A key criterion when evaluating whether a Sudoku book (or a puzzle book in general) would be the difficulty and quality of the puzzles. The difficulty level for Level 2 is well-placed for someone like me, if maybe a little on the easier side; I’m familiar with most/all of the ‘basic’ techniques, and am aware of though not confident with trickier techniques like the aforementioned Unique Rectangle. I might have preferred Level 3, actually; there were several puzzles at the beginning of Level 2 that seemed like they could be solved with techniques I’d consider as basic. I also haven’t found any “broken” puzzles which couldn’t be solved (presumably, the author would have checked these with a solver before publication)!

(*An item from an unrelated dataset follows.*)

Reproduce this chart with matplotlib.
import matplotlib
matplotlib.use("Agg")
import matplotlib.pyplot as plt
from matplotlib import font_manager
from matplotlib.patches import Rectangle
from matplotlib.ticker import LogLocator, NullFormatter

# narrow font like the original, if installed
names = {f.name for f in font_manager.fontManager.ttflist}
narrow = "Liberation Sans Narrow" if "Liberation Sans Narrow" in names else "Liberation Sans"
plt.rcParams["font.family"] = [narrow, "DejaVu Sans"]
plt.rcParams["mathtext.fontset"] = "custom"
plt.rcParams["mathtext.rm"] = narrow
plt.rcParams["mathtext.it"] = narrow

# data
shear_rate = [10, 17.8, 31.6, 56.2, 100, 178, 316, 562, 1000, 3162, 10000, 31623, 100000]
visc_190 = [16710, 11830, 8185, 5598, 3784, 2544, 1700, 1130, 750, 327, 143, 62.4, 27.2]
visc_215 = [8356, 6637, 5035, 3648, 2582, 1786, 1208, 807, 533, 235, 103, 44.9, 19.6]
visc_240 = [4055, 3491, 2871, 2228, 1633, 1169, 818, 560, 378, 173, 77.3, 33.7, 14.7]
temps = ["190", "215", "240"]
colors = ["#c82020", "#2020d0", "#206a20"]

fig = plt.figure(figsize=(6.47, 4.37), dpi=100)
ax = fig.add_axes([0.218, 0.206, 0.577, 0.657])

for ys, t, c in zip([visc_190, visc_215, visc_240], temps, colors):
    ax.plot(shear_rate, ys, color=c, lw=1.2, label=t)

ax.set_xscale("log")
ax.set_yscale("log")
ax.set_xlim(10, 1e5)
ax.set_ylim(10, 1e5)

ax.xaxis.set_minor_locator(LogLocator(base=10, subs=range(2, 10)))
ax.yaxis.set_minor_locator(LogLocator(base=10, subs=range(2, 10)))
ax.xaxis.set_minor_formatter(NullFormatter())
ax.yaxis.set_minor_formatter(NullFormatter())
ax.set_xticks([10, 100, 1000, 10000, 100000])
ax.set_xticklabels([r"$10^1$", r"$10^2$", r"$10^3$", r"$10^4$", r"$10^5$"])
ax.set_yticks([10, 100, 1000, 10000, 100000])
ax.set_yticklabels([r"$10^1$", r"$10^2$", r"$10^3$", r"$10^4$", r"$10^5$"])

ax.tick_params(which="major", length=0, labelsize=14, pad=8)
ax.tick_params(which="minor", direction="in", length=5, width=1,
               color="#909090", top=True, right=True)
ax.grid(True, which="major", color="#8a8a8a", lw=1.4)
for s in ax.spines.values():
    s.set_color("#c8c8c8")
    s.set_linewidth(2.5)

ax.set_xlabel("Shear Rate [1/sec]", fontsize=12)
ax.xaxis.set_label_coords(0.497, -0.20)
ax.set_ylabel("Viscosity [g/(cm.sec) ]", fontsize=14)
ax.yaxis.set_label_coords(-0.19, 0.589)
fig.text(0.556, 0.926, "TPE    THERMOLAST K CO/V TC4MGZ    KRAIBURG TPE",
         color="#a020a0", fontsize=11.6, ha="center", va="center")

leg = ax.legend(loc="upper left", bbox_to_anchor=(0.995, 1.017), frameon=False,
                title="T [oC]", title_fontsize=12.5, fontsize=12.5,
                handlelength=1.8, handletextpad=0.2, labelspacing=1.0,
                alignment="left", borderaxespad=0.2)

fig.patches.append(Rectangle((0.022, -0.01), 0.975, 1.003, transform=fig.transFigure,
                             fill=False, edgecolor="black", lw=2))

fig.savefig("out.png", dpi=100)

I also have other criteria for evaluating Sudoku books, though. I tend to write down cell candidates as well as other annotations when solving. These help me more easily remember observations like pointing pairs; I’d prefer the grids to be sufficiently large that I can comfortably write these out. The grids in this book were certainly of adequate size. While my handwriting tends to be quite small, I don’t think grid size would be problematic for most people.
The choice of ring binding seems to make sense, too; the book needs to remain open when one is solving. Generally I found the paper to be very smooth to write on. I don’t have many complaints here.
The book has a very brief foreword, and then gets straight into the puzzles (with solutions at the back). The target audience is clearly people who are well-accustomed to Sudoku. As mentioned earlier, this is the second in a five-part series and based on online reviews I determined this to be a good place to start. I wouldn’t recommend this for someone just starting out with Sudoku, though.